See where I’m going with this?
When I inquired as to what was actually meant when Discovery settled on authenticity as one of its eight pillars, I was told it meant doing life together. In community. So, how do we do this? How do we live as authentically as possible without the fear of the whispers, the pity, the dismissal? What should we be able to expect from our pack?
Lucky for us, I’ve selected a super challenging and confrontational passage to wade through for the next four weeks! Colossians 3:1-17, in fact.
Here it is in its entirety:
Since, then, you have been raised with Christ, set your hearts on things above, where Christ is, seated at the right hand of God. Set your minds on things above, not on earthly things. For you died, and your life is now hidden with Christ in God. When Christ, who is your life, appears, then you also will appear with him in glory.
Put to death, therefore, whatever belongs to your earthly nature: sexual immorality, impurity, lust, evil desires and greed, which is idolatry. Because of these, the wrath of God is coming. You used to walk in these ways, in the life you once lived. But now you must also rid yourselves of all such things as these: anger, rage, malice, slander, and filthy language from your lips. Do not lie to each other, since you have taken off your old self with its practices and have put on the new self, which is being renewed in knowledge in the image of its Creator. Here there is no Gentile or Jew, circumcised or uncircumcised, barbarian, Scythian, slave or free, but Christ is all and is in all.
Therefore, as God’s chosen people, holy and dearly loved, clothe yourselves with compassion, kindness, humility, gentleness and patience. Bear with each other and forgive one another if any of you has a grievance against someone. Forgive as the Lord forgave you. And over all these virtues put on love, which binds them all together in perfect unity.
Let the peace of Christ rule in your hearts, since as members of one body you were called to peace. And be thankful. Let the message of Christ dwell among you richly as you teach and admonish one another with all wisdom through psalms, hymns, and songs from the Spirit, singing to God with gratitude in your hearts. And whatever you do, whether in word or deed, do it all in the name of the Lord Jesus, giving thanks to God the Father through him.
Great stuff. Also…doesn't this seem like a lot? I read this and feel inspired, yes, but also deeply convicted. I know how far I am from this. I know how far I still have to go before I don’t even momentarily look down on someone struggling. I know the journey that lies before me in opening myself up to all the criticism and shame that comes with sharing your struggles openly and honestly. I’ve been there before, and I’ve been burned. But if I believe God is who He says He is, then if I’m open to all the hurt, I’m also open to a rush of love from my Savior, and flood of power from the Holy Spirit. But I don’t get ANY OF THAT unless I risk openness; unless I risk authenticity. And how in the world am I supposed to do all this “one another” and “each other” and “one body” stuff if I don’t take these risks? God is calling me deeper into relationship with Himself, but ALSO into deeper relationship with all of you…and with myself. Whoo boy. Talk about a journey.
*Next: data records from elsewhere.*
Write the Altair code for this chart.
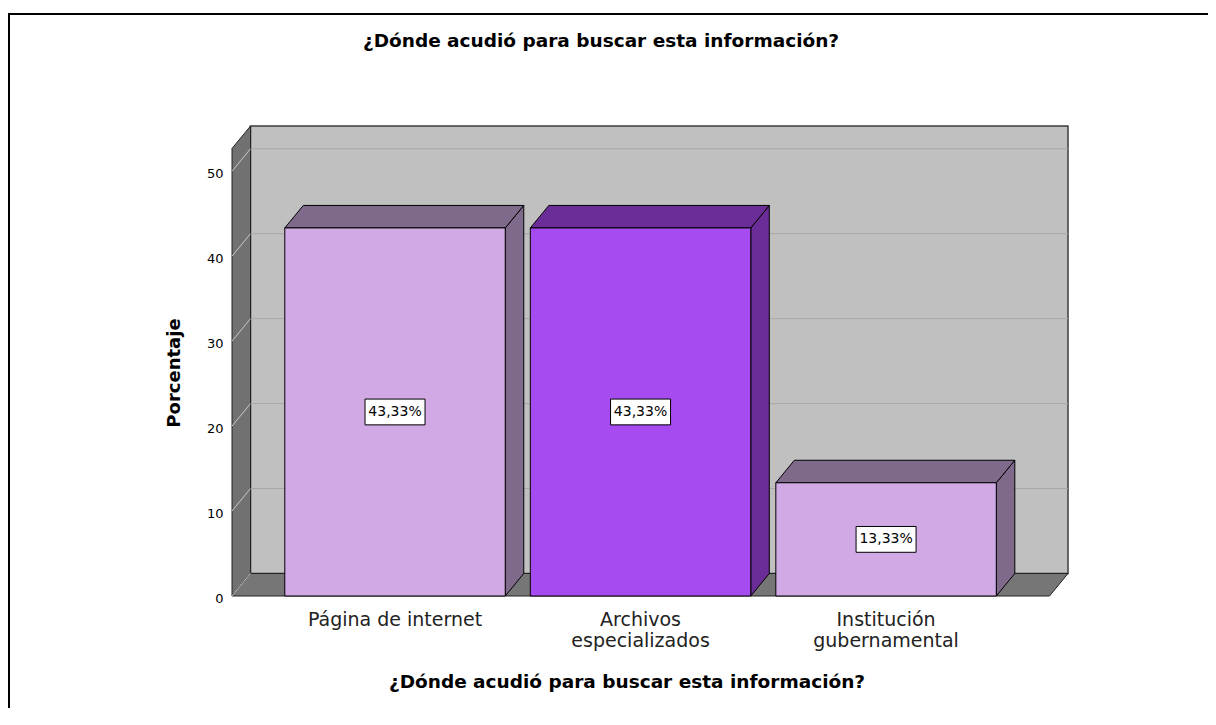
import altair as alt
import pandas as pd

# ---- data ----
categories = ["Página de internet", "Archivos especializados", "Institución gubernamental"]
cat_labels = ["Página de internet", "Archivos\nespecializados", "Institución\ngubernamental"]
values = [43.33, 43.33, 13.33]
y_ticks = [0, 10, 20, 30, 40, 50]
title_text = "¿Dónde acudió para buscar esta información?"
y_title = "Porcentaje"

# ---- styles ----
front_colors = ["#D1A9E5", "#A64BF0", "#D1A9E5"]
side_colors = ["#7F6A8C", "#6A2C96", "#7F6A8C"]
FONT = "DejaVu Sans"
W, H = 836, 470
XL, XR, YTOP = -0.664, 2.741, 55.33   # scale domains (category units / percent)
HALF = 0.449                          # half bar width (category units)
DX, DY = 0.0754, 2.65                 # pseudo-3D depth

xs = alt.Scale(domain=[XL, XR], nice=False, zero=False)
ys = alt.Scale(domain=[0, YTOP], nice=False, zero=False)
yaxis = alt.Axis(values=y_ticks, ticks=False, domain=False, grid=False, labelPadding=9,
                 labelFontSize=13, labelFont=FONT, labelColor="black", title=None, labelOffset=2)


def X(f, **kw):
    return alt.X(f, scale=xs, axis=None, **kw)


def Y(f, **kw):
    return alt.Y(f, scale=ys, axis=yaxis, **kw)


n = len(categories)
bars = pd.DataFrame({
    "idx": list(range(n)),
    "cat": categories,
    "lab": cat_labels,
    "value": values,
})
bars["x0"] = bars["idx"] - HALF
bars["x1"] = bars["idx"] + HALF
bars["half"] = bars["value"] / 2
bars["txt"] = [f"{v:.2f}".replace(".", ",") + "%" for v in values]
bars["front"] = front_colors
bars["side"] = side_colors

side_rows, top_rows = [], []
for i, v in enumerate(values):
    x0, x1 = i - HALF, i + HALF
    side_rows += [dict(bar=i, x=x1, ylo=0, yhi=v, col=side_colors[i]),
                  dict(bar=i, x=x1 + DX, ylo=DY, yhi=v + DY, col=side_colors[i])]
    top_rows += [dict(bar=i, y=v, xa=x0, xb=x1, col=side_colors[i]),
                 dict(bar=i, y=v + DY, xa=x0 + DX, xb=x1 + DX, col=side_colors[i])]
side_df = pd.DataFrame(side_rows)
top_df = pd.DataFrame(top_rows)

back_df = pd.DataFrame([dict(x=XL + DX, x2=XR, y=DY, y2=YTOP)])
left_df = pd.DataFrame([dict(x=XL, y=0, y2=YTOP - DY), dict(x=XL + DX, y=DY, y2=YTOP)])
floor_df = pd.DataFrame([dict(y=0, x=XL, x2=XR - DX), dict(y=DY, x=XL + DX, x2=XR)])
grid_df = pd.DataFrame([dict(y=t + DY, x=XL + DX, x2=XR) for t in y_ticks[1:]])
diag_df = pd.DataFrame([dict(x=XL, y=t, x2=XL + DX, y2=t + DY) for t in y_ticks])

back = alt.Chart(back_df).mark_rect(fill="#C0C0C0", stroke="#3C3C3C", strokeWidth=1.5).encode(
    x=X("x:Q"), x2="x2:Q", y=Y("y:Q"), y2="y2:Q")
grid = alt.Chart(grid_df).mark_rule(color="#A8A8A8", strokeWidth=1).encode(
    x=X("x:Q"), x2="x2:Q", y=Y("y:Q"))
left = alt.Chart(left_df).mark_area(fill="#717171", stroke="#222222", strokeWidth=1).encode(
    x=X("x:Q"), y=Y("y:Q"), y2="y2:Q")
floor = alt.Chart(floor_df).mark_area(orient="horizontal", fill="#767676", stroke="#222222",
                                      strokeWidth=1).encode(
    y=Y("y:Q"), x=X("x:Q"), x2="x2:Q")
diag = alt.Chart(diag_df).mark_rule(color="#C8C8C8", strokeWidth=1).encode(
    x=X("x:Q"), x2="x2:Q", y=Y("y:Q"), y2="y2:Q")

side = alt.Chart(side_df).mark_area(stroke="black", strokeWidth=1).encode(
    x=X("x:Q"), y=Y("ylo:Q"), y2="yhi:Q", detail="bar:N",
    fill=alt.Fill("col:N", scale=None))
top = alt.Chart(top_df).mark_area(orient="horizontal", stroke="black", strokeWidth=1).encode(
    y=Y("y:Q"), x=X("xa:Q"), x2="xb:Q", detail="bar:N",
    fill=alt.Fill("col:N", scale=None))
front = alt.Chart(bars).mark_rect(stroke="black", strokeWidth=1).encode(
    x=X("x0:Q"), x2="x1:Q", y=Y("value:Q"), y2=alt.datum(0),
    fill=alt.Fill("front:N", scale=None))

box = alt.Chart(bars).mark_point(shape="M-1,-0.43L1,-0.43L1,0.43L-1,0.43Z", size=3600,
                                 filled=True, fill="white", stroke="black", strokeWidth=1,
                                 opacity=1).encode(x=X("idx:Q"), y=Y("half:Q"))
boxtxt = alt.Chart(bars).mark_text(font=FONT, fontSize=14, color="black", baseline="middle",
                                   align="center").encode(
    x=X("idx:Q"), y=Y("half:Q"), text="txt:N")

catlab = alt.Chart(bars).mark_text(font=FONT, fontSize=19, color="#222222", lineBreak="\n",
                                   lineHeight=21, baseline="alphabetic", align="center").encode(
    x=X("idx:Q"), y=alt.value(500), text="lab:N")

texts = pd.DataFrame({"t": [title_text]})
title = alt.Chart(texts).mark_text(font=FONT, fontSize=18.5, fontWeight="bold", color="black",
                                   baseline="alphabetic", align="center").encode(
    x=alt.value(369), y=alt.value(-79), text="t:N")
xtitle = alt.Chart(texts).mark_text(font=FONT, fontSize=18.5, fontWeight="bold", color="black",
                                    baseline="alphabetic", align="center").encode(
    x=alt.value(395), y=alt.value(562), text="t:N")
ytitle = alt.Chart(pd.DataFrame({"t": [y_title]})).mark_text(
    font=FONT, fontSize=18, fontWeight="bold", color="black", baseline="middle",
    align="center", angle=270).encode(x=alt.value(-57), y=alt.value(247), text="t:N")

one = pd.DataFrame({"a": [0]})
border_top = alt.Chart(one).mark_rule(color="black", strokeWidth=2).encode(
    x=alt.value(-224), x2=alt.value(W + 140), y=alt.value(-112))
border_left = alt.Chart(one).mark_rule(color="black", strokeWidth=2).encode(
    x=alt.value(-223), y=alt.value(-112), y2=alt.value(H + 120))

chart = alt.layer(
    back, grid, left, floor, diag, side, top, front, box, boxtxt, catlab,
    title, xtitle, ytitle, border_top, border_left
).properties(
    width=W, height=H,
    padding={"left": 224, "top": 118, "right": 140, "bottom": 112},
    autosize=alt.AutoSizeParams(type="none"),
    background="white",
).configure_view(stroke=None)

chart.save("out.html", embed_options={"renderer": "svg", "actions": False})
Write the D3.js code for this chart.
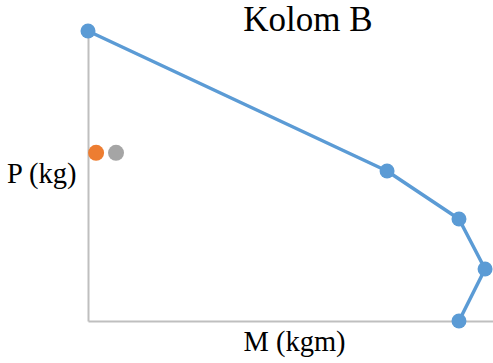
<!DOCTYPE html>
<html>
<head>
<meta charset="utf-8">
<script src="https://cdn.jsdelivr.net/npm/d3@7"></script>
<style>
  html, body { margin: 0; padding: 0; background: #fff; }
  svg { display: block; }
</style>
</head>
<body>
<svg id="chart" width="493" height="363"></svg>
<script>
// Interaction diagram for column B: moment M (kgm) vs axial load P (kg)
const capacityM = [0, 18460, 22900, 24510, 22900];
const capacityP = [300000, 155200, 105500, 53800, 0];
const loadM = [500];
const loadP = [174000];
const load2M = [1730];
const load2P = [174000];

const titleText = "Kolom B";
const xLabel = "M (kgm)";
const yLabel = "P (kg)";

const serif = "\"Liberation Serif\", \"Times New Roman\", serif";

const svg = d3.select("#chart");
const x = d3.scaleLinear().domain([0, 25000]).range([88, 493]);
const y = d3.scaleLinear().domain([0, 300000]).range([321, 31]);

const axisColor = "#BFBFBF";

// Axes: plain lines, no ticks
const yAxis = d3.axisLeft(y).tickValues([]).tickSizeOuter(0);
const xAxis = d3.axisBottom(x).tickValues([]).tickSizeOuter(0);
const gy = svg.append("g").attr("transform", `translate(${x(0)},0)`).call(yAxis);
const gx = svg.append("g").attr("transform", `translate(0,${y(0)})`).call(xAxis);
[gx, gy].forEach(g => g.select(".domain").attr("stroke", axisColor).attr("stroke-width", 2));

// Capacity curve
const pts = capacityM.map((m, i) => ({ m, p: capacityP[i] }));
svg.append("path")
  .datum(pts)
  .attr("fill", "none")
  .attr("stroke", "#5B9BD5")
  .attr("stroke-width", 3.5)
  .attr("stroke-linejoin", "round")
  .attr("d", d3.line().x(d => x(d.m)).y(d => y(d.p)));

svg.append("g").selectAll("circle").data(pts).join("circle")
  .attr("cx", d => x(d.m)).attr("cy", d => y(d.p)).attr("r", 7.5)
  .attr("fill", "#5B9BD5");

// Load points
svg.append("g").selectAll("circle").data(loadM.map((m, i) => ({ m, p: loadP[i] }))).join("circle")
  .attr("cx", d => x(d.m)).attr("cy", d => y(d.p)).attr("r", 8)
  .attr("fill", "#ED7D31");
svg.append("g").selectAll("circle").data(load2M.map((m, i) => ({ m, p: load2P[i] }))).join("circle")
  .attr("cx", d => x(d.m)).attr("cy", d => y(d.p)).attr("r", 8)
  .attr("fill", "#A5A5A5");

// Text
const addText = (tx, ty, anchor, size, str) =>
  svg.append("text").attr("x", tx).attr("y", ty).attr("text-anchor", anchor)
    .style("font-family", serif).style("font-size", size + "px").attr("fill", "#000").text(str);

addText(308, 31, "middle", 35, titleText);
addText(7, 183, "start", 28.5, yLabel);
addText(294.5, 351, "middle", 28.5, xLabel);
</script>
</body>
</html>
As we share with you this month, I pray that you are gentle with us. I pray that you are inspired to open up and explore true authenticity along with us. I pray that you are moved to check on those friends of yours who seem like they have it all together. Lord knows I will be. And hoping those who love me will return the favor.
I don’t WANT to talk about authenticity, I NEED to talk about authenticity. And maybe you do, too.